In the book Exploring the Origins of the Bible (ed. Craig A. Evans and Emanuel Tov), there is a good essay by James H. Charlesworth called “Writings Ostensibly Outside the Canon.” The title was chosen since the word “ostensible” can carry the meaning of “apparent” and “professed,” as Charlesworth explains,

“On the one hand, the Jews who wrote and found God’s word in the allegedly apocryphal compositions did not consider these writings “outside the canon.” On the other hand, since about 200 CE many Jews and Christians have judged the writings in central focus to be on the fringes of canon or ‘outside the canon’” (p. 59-60).
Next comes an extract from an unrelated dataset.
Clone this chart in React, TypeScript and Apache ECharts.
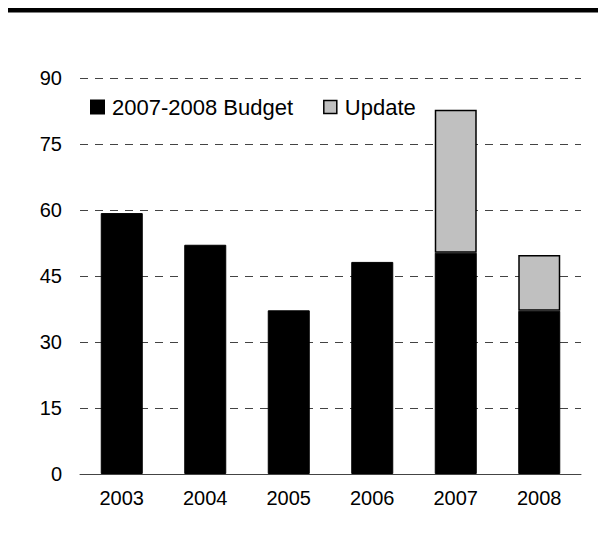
import React, { useEffect, useRef } from "react";
import * as echarts from "echarts";

const categories = ["2003", "2004", "2005", "2006", "2007", "2008"];
const budgetValues = [59.3, 52.1, 37.2, 48.2, 50.3, 37.1];
const updateValues: (number | null)[] = [null, null, null, null, 32.5, 12.7];
const yTicks = { min: 0, max: 90, interval: 15 };

const FONT = "'Liberation Sans', Arial, sans-serif";

export default function App() {
  const ref = useRef<HTMLDivElement>(null);
  useEffect(() => {
    if (!ref.current) return;
    const chart = echarts.init(ref.current, undefined, { renderer: "svg" });
    chart.setOption({
      animation: false,
      backgroundColor: "#ffffff",
      textStyle: { fontFamily: FONT },
      graphic: [
        { type: "rect", shape: { x: 8, y: 8, width: 590, height: 4.5 }, style: { fill: "#000" } },
      ],
      legend: {
        left: 90,
        top: 96,
        padding: 0,
        itemWidth: 13,
        itemHeight: 13,
        itemGap: 30,
        textStyle: { fontSize: 22, color: "#000", fontFamily: FONT, padding: [0, 0, 0, 3] },
        data: [
          { name: "2007-2008 Budget", icon: "rect", itemStyle: { color: "#000" } },
          { name: "Update", icon: "rect", itemStyle: { color: "#c0c0c0", borderColor: "#000", borderWidth: 1.5 } },
        ],
      },
      grid: { left: 80, right: 17, top: 78, bottom: 59, containLabel: false },
      xAxis: {
        type: "category",
        data: categories,
        axisLine: { show: true, lineStyle: { color: "#444", width: 1 } },
        axisTick: { show: false },
        axisLabel: { fontSize: 20, color: "#000", margin: 14, fontFamily: FONT },
      },
      yAxis: {
        type: "value",
        min: yTicks.min,
        max: yTicks.max,
        interval: yTicks.interval,
        axisLine: { show: false },
        axisTick: { show: false },
        axisLabel: { fontSize: 20, color: "#000", margin: 18, fontFamily: FONT },
        splitLine: { show: true, lineStyle: { color: "#444", width: 1, type: [8, 7] } },
      },
      series: [
        {
          name: "2007-2008 Budget",
          type: "bar",
          stack: "total",
          barWidth: 42,
          data: budgetValues,
          itemStyle: { color: "#000", borderColor: "#000", borderWidth: 1 },
        },
        {
          name: "Update",
          type: "bar",
          stack: "total",
          barWidth: 42,
          data: updateValues,
          itemStyle: { color: "#c0c0c0", borderColor: "#000", borderWidth: 1.5 },
        },
      ],
    });
    return () => chart.dispose();
  }, []);
  return (
    <div
      ref={ref}
      style={{ position: "absolute", left: 0, top: 0, width: 598, height: 533 }}
    />
  );
}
This quote represents the overall opinion in the essays that I have read so far that to talk about a canon (i. e. Hebrew Bible) in Second Temple period is anachronistic (a position I tend to agree with). But what really caught my attention in this essay was something Charlesworth said about the “role” that a canon should play which I had never thought of before, and I wonder how many of you would agree with him. Here is the quote in full for you to ponder:

“The danger of the canon is the tendency to imagine, even think, that God has spoken only in and through a closed book. The beauty of the canon is the guideline, the rule, for how, and in what ways, the One who has spoken in the past may be heard in other writings and persons, whether prophet, priest, or perplexed. The word canon should have been, and hopefully will now be, used as the measuring standard by which to discern God’s word in many other words” (p. 84).